As part of his work as a teacher, concert artist and conductor, Josef Vlach was responsible for bringing up a whole generation of young artists who now play in leading Czech orchestras and chamber groups. And it is precisely these pupils together with the direct inheritors of Josef Vlach’s ideas – The Vlach Quartet – who now continue in the interpretative tradition of Václav Talich and Josef Vlach.
The artistic director of the nowadays Czech Chamber Orchestra, Vlach’s daughter Jana Vlachová, and all the members of the orchestra take as the basic precept for their work the conviction that a chamber orchestra must be guided by the same principles as a string quartet.

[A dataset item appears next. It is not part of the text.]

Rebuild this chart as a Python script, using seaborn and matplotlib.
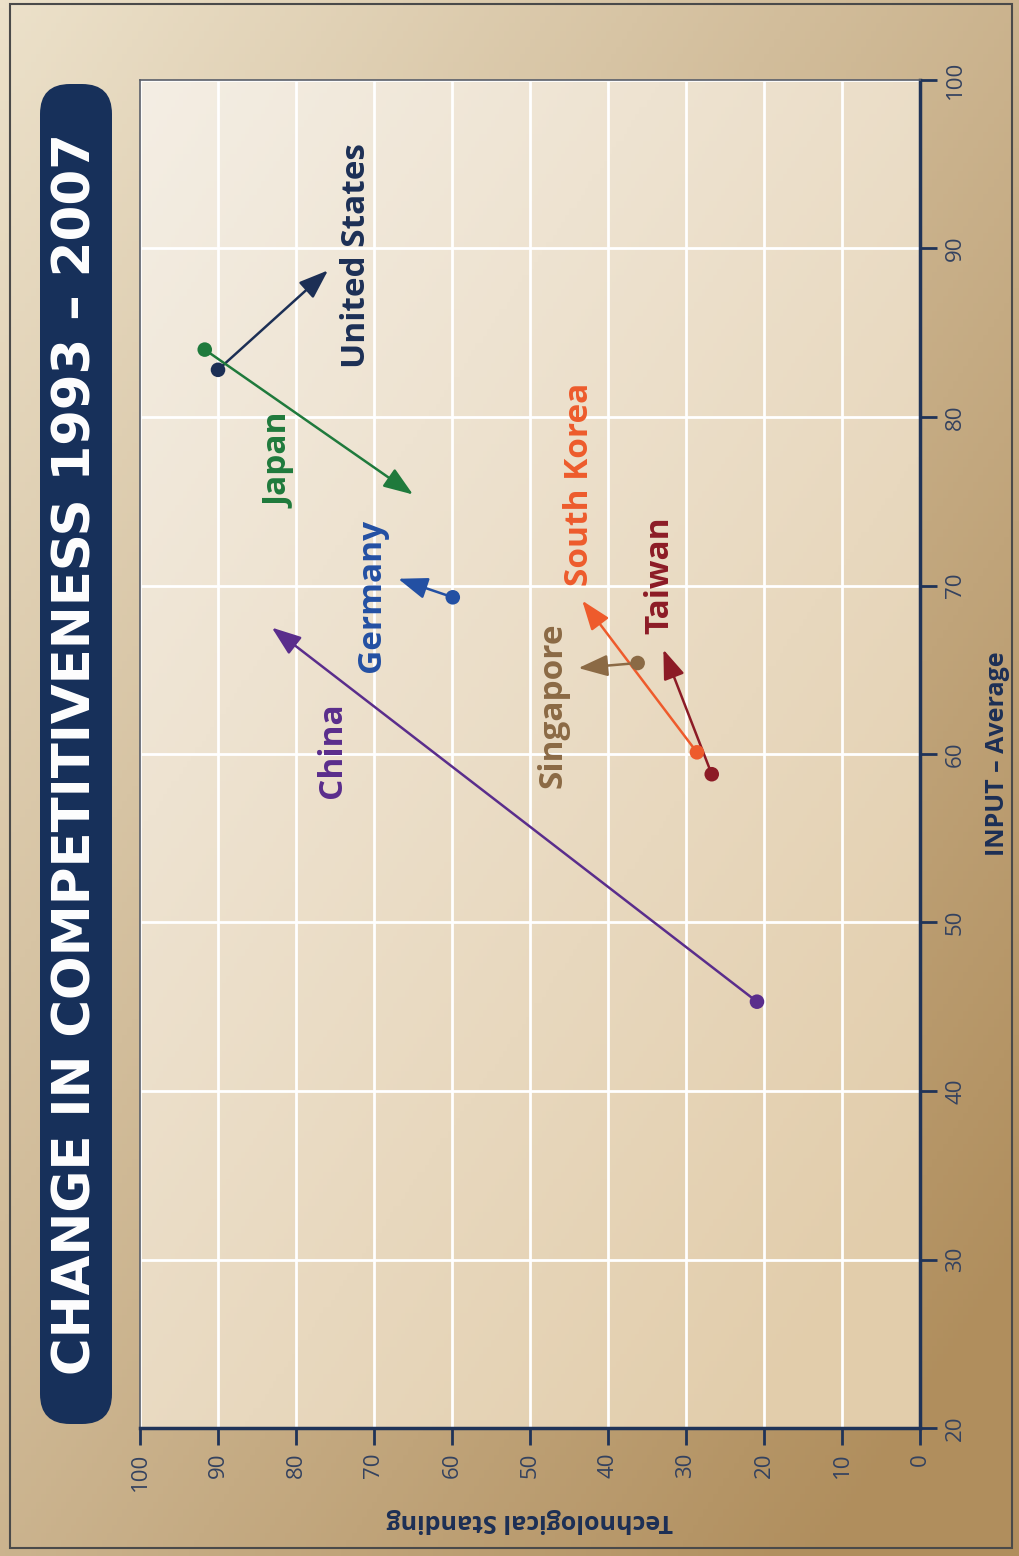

The Czech Chamber Orchestra has resumed its activity at the end of last century and from 2003 it has organised its own abonent series in cooperation with the Czech Philharmonic Orchestra. Besides this concert series the orchestra performs both on prominent Czech stages and at international festivals – e.g. in Germany, Poland, France, Belgium, Luxembourg, Switzerland, Spain. The Czech Chamber Orchestra works both as a small ensemble of 12 people without a conductor and as a bigger orchestra with full strings and wind sections.